I am aware that I am aware. And I can observe my own mental phenomena. As to whether I can observe my own subjectivity (awareness itself) is the question I posed in the OP of this thread. But whether I can or cannot, the point is that you can
not observe my subjectivity or mental phenomena no more that I can observe yours.
Yes Plato used a cave analogy. I like to think we can adapt and build on the past.
To reiterate: Pato employed the "cave" analogy to argue for the existence of a transcendental, nonphyiscal, realm of Ideal forms and a divine mind. It's basically a theistic argument!
Indirect observation of a phenomena, is the observation of effects of that phenomena without observing the phenomena itself.
The point is that it does not qualify as an observation of the phenomenon itself. I can classify creation (the universe) as an effect and infer a creator must be the cause. But I haven't actually observe the creator.
But this is all beside the point. If you lack the ability to observe consciousness directly or indirectly, as you seem to believe, then how does that lead you to reject a naturalistic cause?
Because we are clearly conscious. And yet consciousness is not amenable to the
natural sciences. (The natural sciences require that phenomena be observable from the third-person perspective (an objective perspective). Only physical phenomena are observable from the third-person perspective because they are objective. Mental phenomena are not. Mental phenomena are only observable from the first-person perspective (a subjective perspective) because they are inherently subjective, not objective. But whether subjectivity (the first-person perspective) itself is even observable from the first-person perspective is the topic of this thread.

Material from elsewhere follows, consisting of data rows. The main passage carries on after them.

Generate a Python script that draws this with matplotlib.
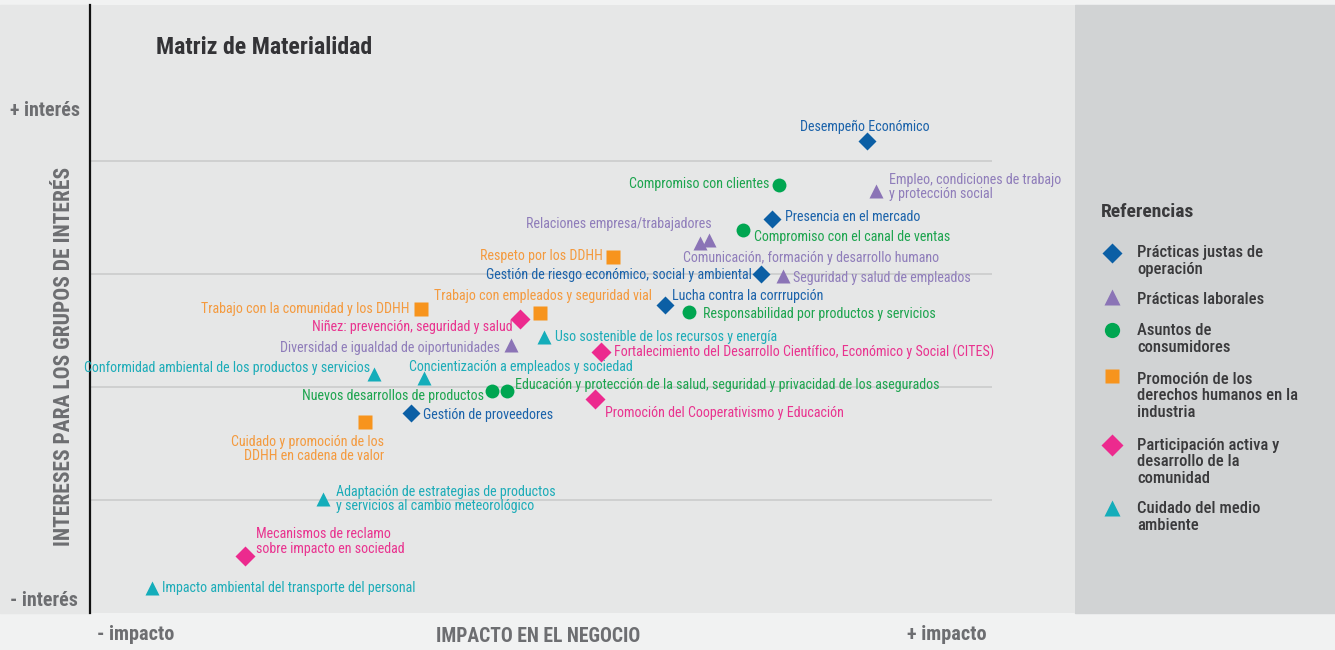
import matplotlib.pyplot as plt
from matplotlib.lines import Line2D
from matplotlib.patches import Rectangle

plt.rcParams['font.family'] = ['Roboto Condensed', 'DejaVu Sans']

# temas de la matriz: impacto en el negocio (x), interés de los grupos (y)
temas = ['Desempeño Económico', 'Presencia en el mercado',
         'Gestión de riesgo económico, social y ambiental',
         'Lucha contra la corrrupción', 'Gestión de proveedores',
         'Empleo, condiciones de trabajo\ny protección social',
         'Relaciones empresa/trabajadores',
         'Comunicación, formación y desarrollo humano',
         'Seguridad y salud de empleados',
         'Diversidad e igualdad de oiportunidades',
         'Compromiso con clientes', 'Compromiso con el canal de ventas',
         'Responsabilidad por productos y servicios',
         'Nuevos desarrollos de productos',
         'Educación y protección de la salud, seguridad y privacidad de los asegurados',
         'Respeto por los DDHH', 'Trabajo con la comunidad y los DDHH',
         'Trabajo con empleados y seguridad vial',
         'Cuidado y promoción de los\nDDHH en cadena de valor',
         'Niñez: prevención, seguridad y salud',
         'Fortalecimiento del Desarrollo Científico, Económico y Social (CITES)',
         'Promoción del Cooperativismo y Educación',
         'Mecanismos de reclamo\nsobre impacto en sociedad',
         'Uso sostenible de los recursos y energía',
         'Conformidad ambiental de los productos y servicios',
         'Concientización a empleados y sociedad',
         'Adaptación de estrategias de productos\ny servicios al cambio meteorológico',
         'Impacto ambiental del transporte del personal']
impacto = [7.89, 6.92, 6.81, 5.84, 3.26,
           7.98, 6.19, 6.28, 7.04, 4.27,
           6.99, 6.63, 6.08, 4.08, 4.23,
           5.31, 3.36, 4.57, 2.79,
           4.37, 5.19, 5.13, 1.57,
           4.61, 2.88, 3.39, 2.37, 0.63]
interes = [4.17, 3.48, 3.00, 2.72, 1.77,
           3.73, 3.27, 3.30, 2.98, 2.37,
           3.78, 3.39, 2.66, 1.96, 1.96,
           3.15, 2.69, 2.65, 1.69,
           2.60, 2.31, 1.89, 0.50,
           2.44, 2.11, 2.08, 1.01, 0.22]
grupo = [0, 0, 0, 0, 0,
         1, 1, 1, 1, 1,
         2, 2, 2, 2, 2,
         3, 3, 3, 3,
         4, 4, 4, 4,
         5, 5, 5, 5, 5]

referencias = ['Prácticas justas de\noperación', 'Prácticas laborales',
               'Asuntos de\nconsumidores',
               'Promoción de los\nderechos humanos en la\nindustria',
               'Participación activa y\ndesarrollo de la\ncomunidad',
               'Cuidado del medio\nambiente']

# estilo por grupo
marcadores = ['D', '^', 'o', 's', 'D', '^']
tamanos = [9, 10, 10, 9.5, 10, 10]
colores = ['#0b5fa5', '#8b74b6', '#00a651', '#f7941d', '#ec2a8e', '#14adba']
colores_txt = ['#1a62aa', '#8f7dba', '#1ca44e', '#f49a3e', '#e9338f', '#1cacb8']

# ubicación de cada etiqueta (ha, dx, dy en px)
etiq = [('center', -2, 14), ('left', 13, 2), ('right', -9, -1), ('left', 7, 9),
        ('left', 12, -2),
        ('left', 13, 4), ('right', 12, 19), ('left', -26, -18), ('left', 10, -2),
        ('right', -11, -3),
        ('right', -9, 1), ('left', 11, -7), ('left', 14, -2), ('right', -8, -5),
        ('left', 8, 6),
        ('right', -10, 1), ('right', -11, 0), ('center', 3, 17), ('right', 19, -27),
        ('right', -8, -8), ('left', 13, -1), ('left', 10, -14), ('left', 11, 15),
        ('left', 11, 0), ('right', -4, 6), ('left', -15, 11), ('left', 13, 0),
        ('left', 10, 0)]

W, H = 1335, 650
fig = plt.figure(figsize=(W / 100, H / 100), dpi=100, facecolor='#f1f2f2')
fig.patches.append(Rectangle((0, 37 / H), 90 / W, 608 / H,
                             transform=fig.transFigure, color='#e6e7e7', zorder=-1))
fig.patches.append(Rectangle((1075 / W, 37 / H), 260 / W, 608 / H,
                             transform=fig.transFigure, color='#d1d3d4', zorder=-1))
ax = fig.add_axes([90 / W, 37 / H, 985 / W, 608 / H], facecolor='#e6e7e7')
ax.set_xlim(0, 10)
ax.set_ylim(0, 5.375)
for s in ['top', 'right', 'bottom']:
    ax.spines[s].set_visible(False)
ax.spines['left'].set_linewidth(1.6)
ax.spines['left'].set_color('#111111')
ax.set_xticks([])
ax.set_yticks([])

ax.hlines([1, 2, 3, 4], 0, 9.16, color='#c9caca', lw=1.1, zorder=1)

for g in range(6):
    xs = [impacto[i] for i in range(len(temas)) if grupo[i] == g]
    ys = [interes[i] for i in range(len(temas)) if grupo[i] == g]
    ax.plot(xs, ys, ls='none', marker=marcadores[g], ms=tamanos[g],
            color=colores[g], mec='none', zorder=3)

for i, t in enumerate(temas):
    ha, dx, dy = etiq[i]
    ma = 'right' if ha == 'right' else 'left'
    ax.annotate(t, (impacto[i], interes[i]), xytext=(dx * 0.72, dy * 0.72),
                textcoords='offset points', ha=ha, va='center', ma=ma,
                fontsize=10.1, color=colores_txt[grupo[i]], linespacing=1.03,
                zorder=4)

ax.text(0.67, 5.0, 'Matriz de Materialidad', fontsize=17.2, fontweight='bold',
        color='#333336', va='center')

gris = '#6d6e71'
fig.text(80 / W, 1 - 111 / H, '+ interés', ha='right', va='center',
         fontsize=14.4, fontweight='bold', color=gris)
fig.text(78 / W, 1 - 601 / H, '- interés', ha='right', va='center',
         fontsize=14.4, fontweight='bold', color=gris)
fig.text(64 / W, 1 - 356 / H, 'INTERESES PARA LOS GRUPOS DE INTERÉS',
         rotation=90, ha='center', va='center', fontsize=15.5,
         fontweight='bold', color=gris)
fig.text(97 / W, 1 - 634 / H, '- impacto', ha='left', va='center',
         fontsize=14.6, fontweight='bold', color=gris)
fig.text(987 / W, 1 - 634 / H, '+ impacto', ha='right', va='center',
         fontsize=14.6, fontweight='bold', color=gris)
fig.text(538 / W, 1 - 637 / H, 'IMPACTO EN EL NEGOCIO', ha='center',
         va='center', fontsize=14.1, fontweight='bold', color=gris)

# referencias
fig.text(1101 / W, 1 - 212 / H, 'Referencias', ha='left', va='center',
         fontsize=14, fontweight='bold', color='#3a3a3c')
ref_y = [253, 297, 330, 376, 445, 508]
txt_y = [261, 300, 339, 396, 462, 517]
for g in range(6):
    fig.add_artist(Line2D([1112 / W], [1 - ref_y[g] / H], transform=fig.transFigure,
                          ls='none', marker=marcadores[g], ms=tamanos[g] + 1,
                          color=colores[g], mec='none'))
    fig.text(1137 / W, 1 - txt_y[g] / H, referencias[g], ha='left', va='center',
             fontsize=12, fontweight=500, color='#3a3a3c', linespacing=1.13)

fig.savefig('out.png', dpi=100, facecolor=fig.get_facecolor())
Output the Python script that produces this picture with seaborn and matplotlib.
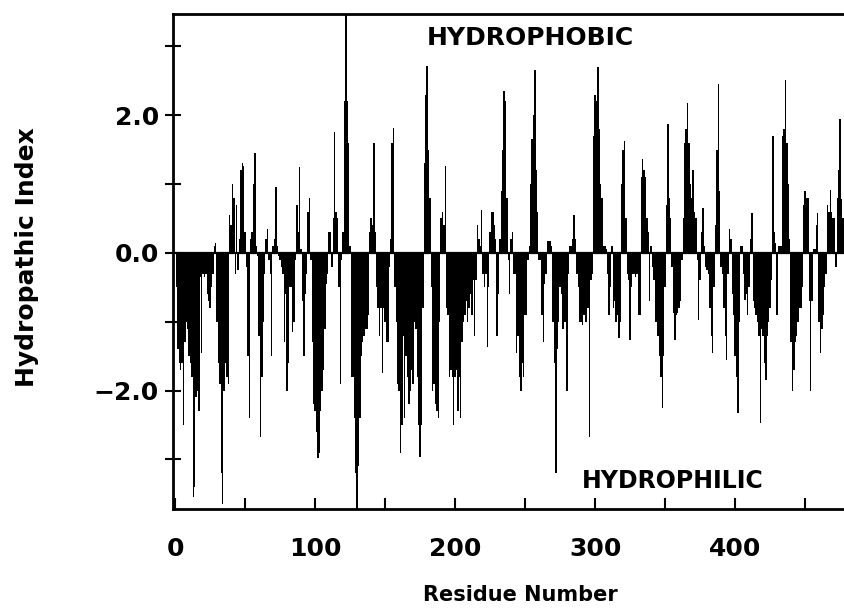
import numpy as np
import pandas as pd
import matplotlib
matplotlib.use("Agg")
import matplotlib.pyplot as plt
import seaborn as sns

# Hydropathic index per residue (residues 1..478)
hydropathy = [
    -0.5, -1.4, -1.6, -1.7, -1.6, -2.5, -1.3, -1.0, -1.1, -1.5,
    -1.6, -1.8, -3.55, -3.4, -2.1, -2.0, -2.3, -0.35, -1.45, -0.3,
    -0.35, -0.3, -0.6, -0.7, -0.8, -0.5, -0.3, 0.1, 0.15, -1.0,
    -1.6, -1.9, -3.2, -3.65, -2.0, -1.6, -1.8, -1.9, 0.55, 0.4,
    1.0, 0.8, -0.3, 0.7, -0.25, 0.2, 1.2, 1.3, 1.26, 0.3,
    -0.2, -1.5, -2.4, 0.2, 0.3, 1.0, 1.45, 0.1, -0.05, -1.2,
    -2.67, -1.8, -1.0, -0.3, 0.2, 0.35, -0.1, -0.3, -1.5, 0.1,
    0.2, 0.95, 0.1, -0.05, -0.1, -0.2, -0.3, -1.3, -0.6, -2.0,
    -1.6, -0.5, -0.5, -1.15, -1.0, -0.1, 0.7, 0.3, 1.25, 0.05,
    -0.7, -1.5, -0.6, -0.3, 0.6, 0.8, -0.1, -1.3, -2.2, -2.3,
    -2.6, -2.98, -2.9, -2.3, -2.0, -1.7, -1.1, -0.45, -0.3, 0.3,
    0.3, -0.2, 0.5, 1.75, 0.6, 0.5, -0.5, -1.9, -0.1, 0.3,
    2.2, 3.6, 2.2, 1.6, 0.1, -1.8, -1.8, -2.4, -3.2, -3.75,
    -3.1, -2.4, -1.5, -1.3, -1.2, -1.1, -1.1, -0.9, 0.3, 0.5,
    0.4, 1.6, 0.3, -0.5, -0.8, -1.2, -0.8, -1.75, -0.8, -1.0,
    -1.3, -1.3, -0.2, 0.2, 1.6, 1.82, -0.5, -1.0, -1.9, -2.0,
    -2.9, -2.5, -1.2, -2.4, -1.5, -1.8, -2.2, -2.0, -1.7, -1.9,
    -1.0, -1.1, -1.8, -2.5, -2.96, -2.5, -0.8, 1.3, 2.3, 2.72,
    1.5, 0.8, -0.5, -2.0, -1.9, -2.2, -2.3, -2.4, -1.0, 0.5,
    0.6, 0.4, 1.26, -0.8, -0.9, -1.8, -1.7, -1.8, -2.5, -1.8,
    -1.7, -2.3, -1.8, -2.4, -1.3, -1.0, -0.9, -0.7, -1.0, -0.8,
    -0.6, -0.9, -0.4, -1.2, -0.4, 0.4, 0.2, 0.1, 0.63, -0.3,
    -0.5, -0.3, -1.36, -0.5, 0.3, 0.6, 0.6, 0.4, 0.2, -1.2,
    -0.6, 0.2, 0.9, 1.5, 2.35, 2.2, 0.8, -0.1, -0.6, 0.2,
    0.3, -0.3, -0.3, -1.45, -1.2, -1.8, -2.0, -1.6, -1.8, -0.9,
    -0.9, -0.1, 0.1, 1.0, 1.65, 2.0, 2.65, 1.2, 0.6, -0.1,
    -0.1, -0.9, -1.3, -0.45, -0.3, 0.17, 0.17, 0.17, 0.1, -1.0,
    -1.6, -3.2, -1.4, -1.0, -0.5, -0.6, -1.1, -1.0, -1.0, -2.0,
    -0.3, 0.1, 0.1, 0.2, 0.55, 0.2, -0.3, -0.5, -1.0, -1.0,
    -1.05, -0.9, -1.0, -1.0, -0.8, -2.67, -0.4, -0.3, 1.7, 2.3,
    2.2, 2.7, 1.8, 1.0, 0.8, 0.1, 0.1, 0.05, -0.3, -0.9,
    -0.5, 0.1, -0.8, -0.7, -1.0, -0.9, -1.24, -1.0, 1.0, 1.5,
    1.63, 0.5, -0.3, -0.4, -1.26, -0.5, -0.3, -0.3, -0.35, -0.3,
    -0.9, -0.9, 1.1, 1.36, 1.2, 1.1, 0.5, 0.3, -0.7, 0.1,
    -0.2, -0.4, -1.0, -1.0, -1.2, -1.5, -1.8, -2.25, -1.5, -0.5,
    0.7, 1.87, 0.8, 0.5, -0.2, -0.87, -1.26, -0.9, -0.87, -0.8,
    -0.7, -0.1, 0.5, 1.6, 1.8, 2.18, 1.6, 1.0, 0.8, 1.2,
    0.6, 0.5, -0.1, -0.97, -0.4, 0.3, 0.65, 0.1, -0.2, -0.25,
    -0.3, -0.8, -1.2, -1.45, -0.5, 0.4, 1.5, 2.45, 0.9, -0.2,
    -0.3, -0.8, -1.2, -1.55, -0.3, 0.35, 0.2, -0.6, -0.9, -1.5,
    -1.8, -2.33, -1.0, 0.1, 0.1, -0.3, -0.68, -0.6, -0.9, -0.5,
    0.2, 0.58, -0.7, -0.8, -0.9, -1.0, -1.2, -2.47, -1.1, -1.2,
    -1.6, -1.85, -1.2, -1.0, -0.8, -0.4, 1.7, 0.3, 0.15, -0.9,
    0.1, 0.1, 0.1, 1.7, 1.8, 2.51, 1.6, 1.0, 0.2, -1.3,
    -2.0, -1.7, -1.3, -1.2, -1.0, -0.8, -0.8, -0.5, 0.7, 0.9,
    0.8, 0.8, -0.7, -2.0, -0.7, 0.05, 0.05, 0.4, 0.58, -1.0,
    -1.45, -1.1, -0.9, -0.5, -0.3, 0.7, 0.6, 0.92, 0.6, 0.5,
    0.5, -0.2, 0.8, 1.2, 1.94, 0.78, 0.5, -0.3,
]
residues = list(range(1, len(hydropathy) + 1))

x_tick_positions = [0, 50, 100, 150, 200, 250, 300, 350, 400, 450]
x_tick_labels = ["0", "", "100", "", "200", "", "300", "", "400", ""]
y_tick_positions = [-3, -2, -1, 0, 1, 2, 3]
y_tick_labels = ["", "\u22122.0", "", "0.0", "", "2.0", ""]

df = pd.DataFrame({"Residue": residues, "Index": hydropathy})

sns.set_style("white")
plt.rcParams["font.family"] = ["DejaVu Sans"]
plt.rcParams["text.color"] = "black"
plt.rcParams["xtick.color"] = "black"
plt.rcParams["ytick.color"] = "black"

fig = plt.figure(figsize=(8.45, 6.09), dpi=100)
ax = fig.add_axes([173 / 845, 1 - 509 / 609, 1 - 173 / 845, (509 - 14) / 609])

sns.barplot(data=df, x="Residue", y="Index", native_scale=True,
            color="black", saturation=1, width=1.0, linewidth=0,
            errorbar=None, ax=ax)

ax.axhline(0, color="black", lw=1.6, zorder=3)

ax.set_xlim(-1.5, 478.5)
ax.set_ylim(-3.72, 3.47)

ax.set_xticks(x_tick_positions)
ax.set_xticklabels(x_tick_labels)
ax.set_yticks(y_tick_positions)
ax.set_yticklabels(y_tick_labels)

ax.tick_params(axis="x", direction="in", length=8, width=1.5, pad=20,
               labelsize=18, bottom=True, colors="black")
ax.tick_params(axis="y", direction="inout", length=12, width=1.5, pad=4,
               labelsize=18, left=True, colors="black")
for lab in ax.get_xticklabels() + ax.get_yticklabels():
    lab.set_fontweight("bold")

for s in ["left", "bottom", "top"]:
    ax.spines[s].set_linewidth(2)
    ax.spines[s].set_color("black")
ax.spines["right"].set_visible(False)

ax.set_xlabel("")
ax.set_ylabel("")
fig.text(520 / 845, 1 - 595 / 609, "Residue Number", ha="center",
         va="center", fontsize=15, fontweight="bold", color="black")
fig.text(27 / 845, 1 - 257 / 609, "Hydropathic Index", ha="center",
         va="center", rotation=90, fontsize=18, fontweight="bold", color="black")

fig.text(530 / 845, 1 - 38 / 609, "HYDROPHOBIC", ha="center", va="center",
         fontsize=18, fontweight="bold", color="black")
fig.text(673 / 845, 1 - 481 / 609, "HYDROPHILIC", ha="center", va="center",
         fontsize=17, fontweight="bold", color="black")

fig.savefig("out.png", dpi=100, facecolor="white")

In fact we can indirectly observe consciousness. All that is required is to attach wires to magnets and stick them on the head. All we have to do is look at the activity in the brain as one thinks, dreams, etc.
Wrong. We are observing neural activity, not consciousness. It is no difference than observing a facial expression and inferring the presence of consciousness. But observing a facial expression is not actually observing consciousness itself.
The fact is that there is no scientific evidence for the presence of consciousness.